Como forma de superar falhas na apuração de delitos e evitar condenações injustas, o Plenário do Conselho Nacional de Justiça (CNJ) aprovou, na terça-feira (6), uma resolução que estabelece diretrizes para a realização do reconhecimento de pessoas suspeitas em processos criminais. O documento aprovado é resultado do grupo de trabalho do CNJ que reuniu especialistas no tema e desenvolveram estudos e procedimentos a serem observados pelo Judiciário. A Defensoria fez parte deste trabalho. 

Entre os aspectos previstos na norma estão a delimitação por natureza do reconhecimento pessoal como prova irrepetível, o estabelecimento de que o procedimento seja realizado preferencialmente pelo alinhamento presencial de quatro pessoas e, em caso de impossibilidade, pela apresentação de quatro fotografias, observadas de acordo com as diretrizes da resolução e do Código de Processo Penal. 

A norma também prevê que, na impossibilidade de realização do reconhecimento conforme esses parâmetros, outros meios de prova devem ser priorizados. De acordo com a resolução, todo o procedimento de reconhecimento deve ser gravado e disponibilizado às partes, havendo solicitação. Outro aspecto relevante é a coleta de autodeclaração racial dos reconhecedores e dos investigados ou processados para evitar imprecisões consequentes do efeito racial cruzado – a dificuldade de reconhecer e distinguir uma raça da outra. 

A Defensoria Pública, por meio do Grupo de Atuação Estratégica das Defensorias Públicas Estaduais e Distrital nos Tribunais Superiores (GAETs), vem acompanhando essas mudanças jurisprudenciais nos Tribunais Superiores para que ocorra uma justa aplicação das leis e o impedimento de condenações injustas. 

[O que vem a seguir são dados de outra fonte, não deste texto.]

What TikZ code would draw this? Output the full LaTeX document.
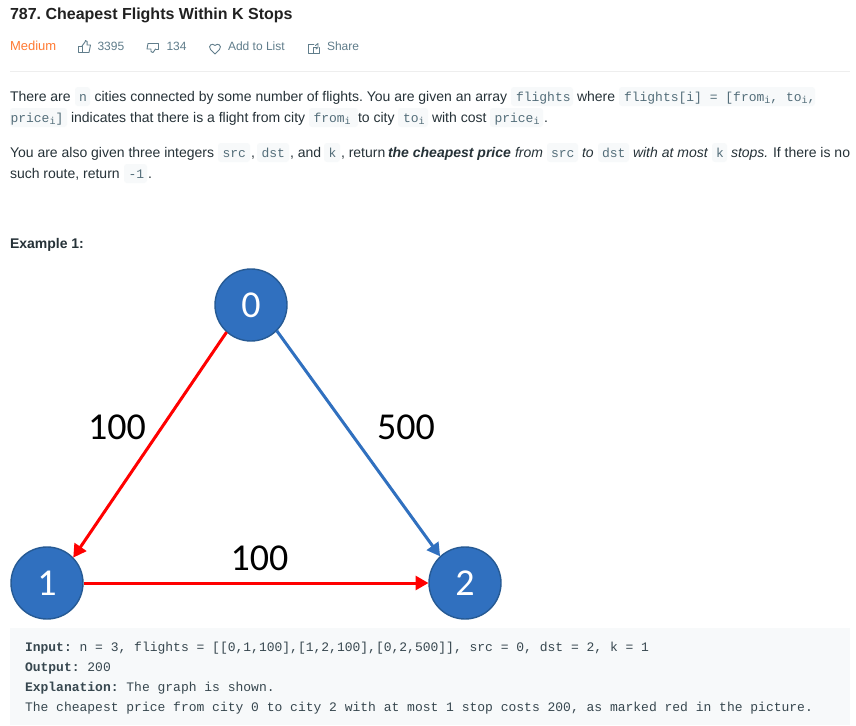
\documentclass[tikz,border=0pt]{standalone}
\usepackage{fontspec}
\usetikzlibrary{arrows.meta}
\setmainfont{Liberation Sans}
\setmonofont{Liberation Mono}
\newfontfamily\graphfont{Carlito}
\frenchspacing
\definecolor{ink}{HTML}{263238}
\definecolor{codeink}{HTML}{546E7A}
\definecolor{codebg}{HTML}{F7F9FA}
\definecolor{rule}{HTML}{EEEEEE}
\definecolor{orangetxt}{HTML}{FF7A33}
\definecolor{action}{HTML}{607D8B}
\definecolor{nodefill}{HTML}{3070BF}
\definecolor{nodeedge}{HTML}{265A94}
\definecolor{preink}{HTML}{37474F}
\newcommand{\isub}{\raisebox{-2.5pt}{\fontsize{10}{10}\selectfont i}}
\tikzset{
  body/.style={anchor=base west,inner sep=0pt,outer sep=0pt,text=ink,font=\fontsize{14}{14}\selectfont},
  codetxt/.style={anchor=base west,inner sep=0pt,outer sep=0pt,text=codeink,font=\ttfamily\fontsize{13}{13}\selectfont},
  pretxt/.style={anchor=base west,inner sep=0pt,outer sep=0pt,text=preink,font=\ttfamily\fontsize{13}{13}\selectfont},
  codebox/.style={fill=codebg,rounded corners=3pt,draw=none},
  meta/.style={anchor=base west,inner sep=0pt,outer sep=0pt,text=action,font=\fontsize{12}{12}\selectfont},
  icon/.style={draw=action,line width=0.9pt,line join=round,line cap=round},
  city/.style={circle,minimum size=72pt,inner sep=0pt,outer sep=0.5pt,fill=nodefill,draw=nodeedge,line width=1.4pt,text=white,font=\graphfont\fontsize{38}{38}\selectfont},
  weight/.style={inner sep=0pt,text=black,font=\graphfont\fontsize{38}{38}\selectfont},
  flightred/.style={draw=red,line width=3pt,-{Triangle[length=13pt,width=14pt]}},
  flightblue/.style={draw=nodefill,line width=3pt,-{Triangle[length=13pt,width=14pt]}},
}
\begin{document}
\begin{tikzpicture}[x=1pt,y=-1pt]
\useasboundingbox (0,0) rectangle (856,725);
\fill[white] (0,0) rectangle (856,725);
% header
\node[body,text=black!87,font=\bfseries\fontsize{16}{16}\selectfont] (title) at (10,20) {787. Cheapest Flights Within K Stops};
\node[meta,text=orangetxt,font=\fontsize{13}{13}\selectfont] (medium) at (10,51) {Medium};
\node[meta] (likes) at (97.5,51) {3395};
\node[meta] (dislikes) at (166.5,51) {134};
\node[meta] (addlist) at (228,51) {Add to List};
\node[meta] (share) at (327,51) {Share};
% thumbs up
\draw[icon] (78.5,46) rectangle (82,52.5);
\draw[icon] (82,46) -- (85,42) -- (85.5,40.5) .. controls (87.5,40.5) and (87.5,42) .. (87,45) -- (90.5,45) -- (89,52.5) -- (82,52.5);
% thumbs down
\draw[icon] (155.5,43.5) -- (158.5,43.5) -- (158.5,49) -- (155.5,49);
\draw[icon] (155.5,43.5) -- (148,43.5) -- (147,49) -- (151,49) .. controls (150.5,51) and (151,53) .. (153,52.5) -- (155.5,49);
% heart
\draw[icon] (215,54) -- (210.5,49.5) .. controls (207.5,45.5) and (212.5,42.5) .. (215,45.5) .. controls (217.5,42.5) and (222.5,45.5) .. (219.5,49.5) -- cycle;
% share
\draw[icon] (314,44.5) -- (308.5,44.5) -- (308.5,53.5) -- (319.5,53.5) -- (319.5,47.5);
\draw[icon] (313.5,53.5) -- (313.5,47.5) -- (317,47.5);
\draw[icon] (315.5,45.5) -- (318,43.5) -- (318,47.5) -- (316,49);
\draw[rule,line width=1pt] (10,71) -- (850,71);
% line 1
\fill[codebox] (75,87) rectangle (90,106);
\fill[codebox] (511,87) rectangle (573,106);
\fill[codebox] (619,87) rectangle (815,106);
\node[body] (a1) at (10,101) {There are};
\node[codetxt] (a2) at (79,101) {n};
\node[body] (a3) at (94.5,101) {cities connected by some number of flights. You are given an array};
\node[codetxt] (a4) at (516,101) {flights};
\node[body] (a5) at (577,101) {where};
\node[codetxt] (a6) at (624,101) {flights[i] = [from\isub, to\isub,};
% line 2
\fill[codebox] (10,108) rectangle (67,127);
\fill[codebox] (309,108) rectangle (358,127);
\fill[codebox] (398,108) rectangle (428,127);
\fill[codebox] (490,108) rectangle (543,127);
\node[codetxt] (b1) at (10.5,122) {price\isub]};
\node[body] (b2) at (71,122) {indicates that there is a flight from city};
\node[codetxt] (b3) at (313.5,122) {from\isub};
\node[body] (b4) at (358,122) {to city};
\node[codetxt] (b5) at (403,122) {to\isub};
\node[body] (b6) at (432,122) {with cost};
\node[codetxt] (b7) at (494.5,122) {price\isub};
\node[body] (b8) at (544,122) {.};
% line 3
\fill[codebox] (218,143) rectangle (250,162);
\fill[codebox] (257,143) rectangle (289,162);
\fill[codebox] (324,143) rectangle (340,162);
\fill[codebox] (547,143) rectangle (578,162);
\fill[codebox] (598,143) rectangle (629,162);
\fill[codebox] (712,143) rectangle (727,162);
\node[body] (c1) at (10,157) {You are also given three integers};
\node[codetxt] (c2) at (222.5,157) {src};
\node[body] (c3) at (251,157) {,};
\node[codetxt] (c4) at (261.5,157) {dst};
\node[body] (c5) at (290,157) {, and};
\node[codetxt] (c6) at (328.5,157) {k};
\node[body] (c7) at (341,157) {, return};
\node[body,font=\bfseries\itshape\fontsize{14}{14}\selectfont] (c8) at (388,157) {the cheapest price};
\node[body,font=\itshape\fontsize{14}{14}\selectfont] (c9) at (515,157) {from};
\node[codetxt] (c10) at (551,157) {src};
\node[body,font=\itshape\fontsize{14}{14}\selectfont] (c11) at (582,157) {to};
\node[codetxt] (c12) at (602,157) {dst};
\node[body,font=\itshape\fontsize{14}{14}\selectfont] (c13) at (633,157) {with at most};
\node[codetxt] (c14) at (716,157) {k};
\node[body,font=\itshape\fontsize{14}{14}\selectfont] (c15) at (731,157) {stops.};
\node[body] (c16) at (773,157) {If there is no};
% line 4
\fill[codebox] (124,164) rectangle (147,183);
\node[body] (d1) at (10,178) {such route, return};
\node[codetxt] (d2) at (128.5,178) {-1};
\node[body] (d3) at (148,178) {.};
\node[body,font=\bfseries\fontsize{14}{14}\selectfont] (ex) at (10,248) {Example 1:};
% graph
\node[city] (n0) at (251,305) {0};
\node[city] (n1) at (47,583) {1};
\node[city] (n2) at (465,583) {2};
\draw[flightred] (n0.228) -- (n1.44);
\draw[flightblue] (n0.-45) -- (n2.133);
\draw[flightred] (n1) -- (n2);
\node[weight] (w1) at (117,427) {100};
\node[weight] (w2) at (406,427) {500};
\node[weight] (w3) at (259.5,558) {100};
% example block
\fill[codebg] (10,628) rectangle (850,725);
\node[pretxt,font=\ttfamily\bfseries\fontsize{13}{13}\selectfont] (e1) at (25,651) {Input:};
\node[pretxt] (e2) at (79.6,651) {n = 3, flights = [[0,1,100],[1,2,100],[0,2,500]], src = 0, dst = 2, k = 1};
\node[pretxt,font=\ttfamily\bfseries\fontsize{13}{13}\selectfont] (e3) at (25,671) {Output:};
\node[pretxt] (e4) at (87.4,671) {200};
\node[pretxt,font=\ttfamily\bfseries\fontsize{13}{13}\selectfont] (e5) at (25,691) {Explanation:};
\node[pretxt] (e6) at (126.4,691) {The graph is shown.};
\node[pretxt] (e7) at (25,711) {The cheapest price from city 0 to city 2 with at most 1 stop costs 200, as marked red in the picture.};
\end{tikzpicture}
\end{document}
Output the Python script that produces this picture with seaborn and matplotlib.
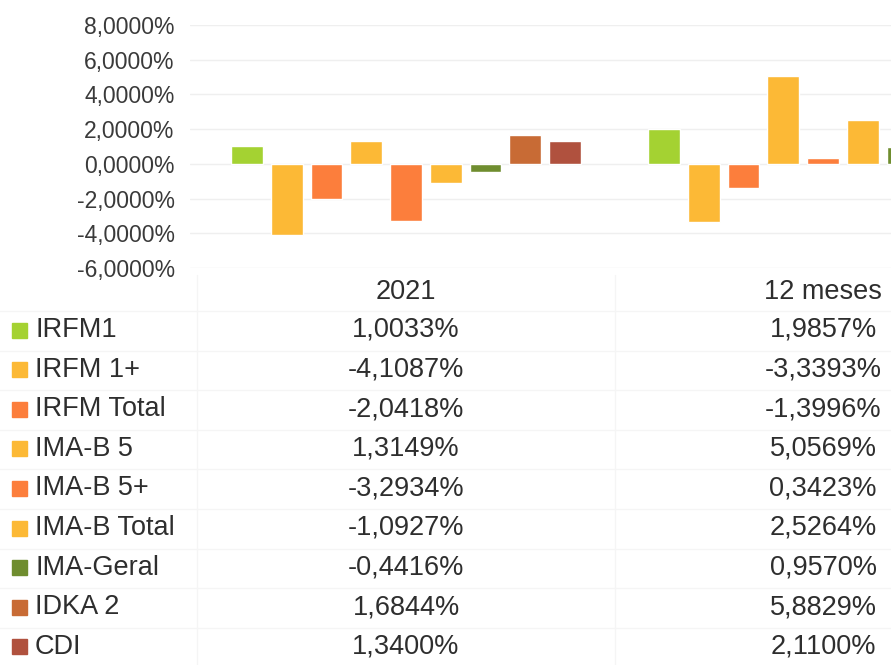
import matplotlib
matplotlib.use("Agg")
import matplotlib.pyplot as plt
import pandas as pd
import seaborn as sns
from matplotlib.patches import Rectangle
from matplotlib.transforms import blended_transform_factory

# data
periods = ["2021", "12 meses"]
indices = ["IRFM1", "IRFM 1+", "IRFM Total", "IMA-B 5", "IMA-B 5+",
           "IMA-B Total", "IMA-Geral", "IDKA 2", "CDI"]
ret_2021 = [1.0033, -4.1087, -2.0418, 1.3149, -3.2934, -1.0927, -0.4416, 1.6844, 1.3400]
ret_12m = [1.9857, -3.3393, -1.3996, 5.0569, 0.3423, 2.5264, 0.9570, 5.8829, 2.1100]
colors = ["#A4D232", "#FCB936", "#FC7E3C", "#FCB936", "#FC7E3C",
          "#FCB936", "#6F8D2F", "#C86B35", "#B0513E"]
yticks = [-6, -4, -2, 0, 2, 4, 6, 8]

df = pd.DataFrame({
    "periodo": [p for p in periods for _ in indices],
    "indice": indices * 2,
    "retorno": ret_2021 + ret_12m,
})

W, H = 891, 665
sns.set_theme(style="white")
plt.rcParams["font.family"] = ["Liberation Sans", "DejaVu Sans"]

fig = plt.figure(figsize=(W / 100, H / 100), dpi=100)
# plot area in pixels: x 190..891, y 25..268
ax = fig.add_axes([190 / W, 1 - 268 / H, (W - 190) / W, 243 / H])

sns.barplot(data=df, x="periodo", y="retorno", hue="indice",
            hue_order=indices, palette=colors, width=0.857, gap=0.2,
            saturation=1, legend=False, ax=ax)

ax.set_xlim(-0.518, 1.163)
ax.set_ylim(-6, 8)
ax.set_yticks(yticks)
ax.set_yticklabels([f"{v:.4f}%".replace(".", ",") for v in yticks],
                   fontsize=16.5, color="#3A3A3A")
ax.tick_params(axis="y", length=0, pad=11)
ax.set_xticks([])
ax.set_xlabel("")
ax.set_ylabel("")
ax.grid(axis="y", color="#EFEFEF", linewidth=1)
ax.set_axisbelow(True)
for s in ax.spines.values():
    s.set_visible(False)

# data table below the chart
def fy(py):
    return 1 - py / H

trans = blended_transform_factory(ax.transData, fig.transFigure)
txt_kw = dict(fontsize=19.5, color="#2E2E2E", va="center")

ax.text(0, fy(292), periods[0], transform=trans, ha="center", **txt_kw)
ax.text(1, fy(292), periods[1], transform=trans, ha="center", **txt_kw)

row_h = 39.6
for i, name in enumerate(indices):
    cy = 330 + i * row_h
    fig.patches.append(Rectangle((12 / W, fy(cy + 7.5)), 15 / W, 15 / H,
                                 transform=fig.transFigure, color=colors[i]))
    fig.text(35 / W, fy(cy), name, ha="left", **txt_kw)
    ax.text(0, fy(cy), f"{ret_2021[i]:.4f}%".replace(".", ","),
            transform=trans, ha="center", **txt_kw)
    ax.text(1, fy(cy), f"{ret_12m[i]:.4f}%".replace(".", ","),
            transform=trans, ha="center", **txt_kw)

# faint table grid
line_kw = dict(color="#F5F5F5", linewidth=1, transform=fig.transFigure)
for i in range(10):
    y = fy(311 + i * row_h)
    fig.add_artist(plt.Line2D([0, 1], [y, y], **line_kw))
for px in [197, 615]:
    fig.add_artist(plt.Line2D([px / W, px / W], [0, fy(275)], **line_kw))

fig.savefig("out.png", dpi=100)
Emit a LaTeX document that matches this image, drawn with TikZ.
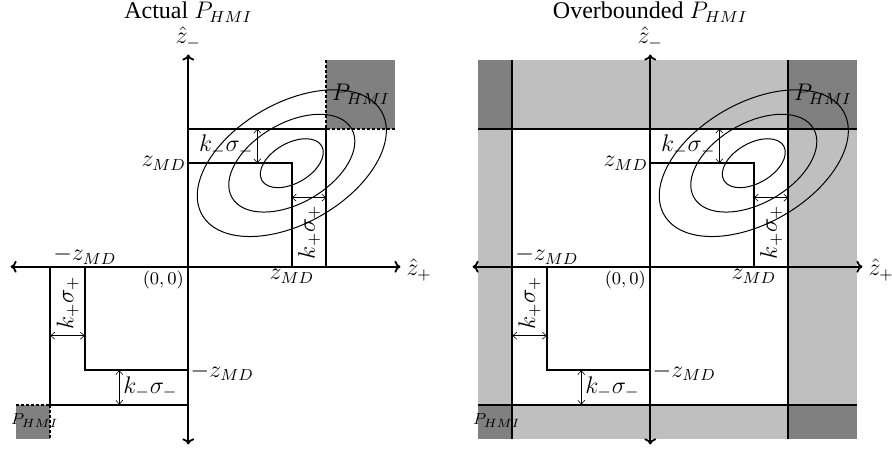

“A resolução do CNJ vem se somar e fortalecer a jurisprudência que rechaça o reconhecimento de pessoas realizado de forma equivocada, sem obedecer critérios da lei, e acrescenta aspectos relevantes ao procedimento, no sentido de evitar a influência do racismo estrutural e da criminalização da pobreza na colheita de provas que podem gerar uma decisão condenatória, algo que a defensoria busca combater diariamente na sua atuação criminal”, comenta Patrícia Sá Leitão, titular nos tribunais superiores, em Brasília. 

Para o defensor público Jorge Bheron Rocha, titular do Núcleo de Assistência aos Presos Provisórios e Vítimas de Violência (NUAPP),  o novo posicionamento da entidade qualifica o serviço jurisdicional, tornando as medidas mais efetivas para garantir o cumprimento e a efetividade do procedimento. “A resolução traz um padrão de confiança, uma qualificação na prestação dos serviços tanto investigatórios quanto na prestação jurisdicional que vai ao encontro do Estado Democrático de Direito e respeito às garantias fundamentais. Porém, é importante que o mais rápido possível os tribunais implementem capacitações para os seus magistrados, bem como o poder executivo e as polícias para que de fato essa resolução represente um ganho real no mundo e para as pessoas investigadas ou custodiadas”, analisa o defensor.

Efeitos irreversíveis

No Brasil, prisões ilegais motivadas pelo reconhecimento fotográfico são mais comuns do que se imagina. Um levantamento realizado pela Defensoria Pública do Rio de Janeiro, durante os anos de 2012 e 2020, revelou pelo menos 90 prisões injustas baseadas em reconhecimento fotográfico no país. 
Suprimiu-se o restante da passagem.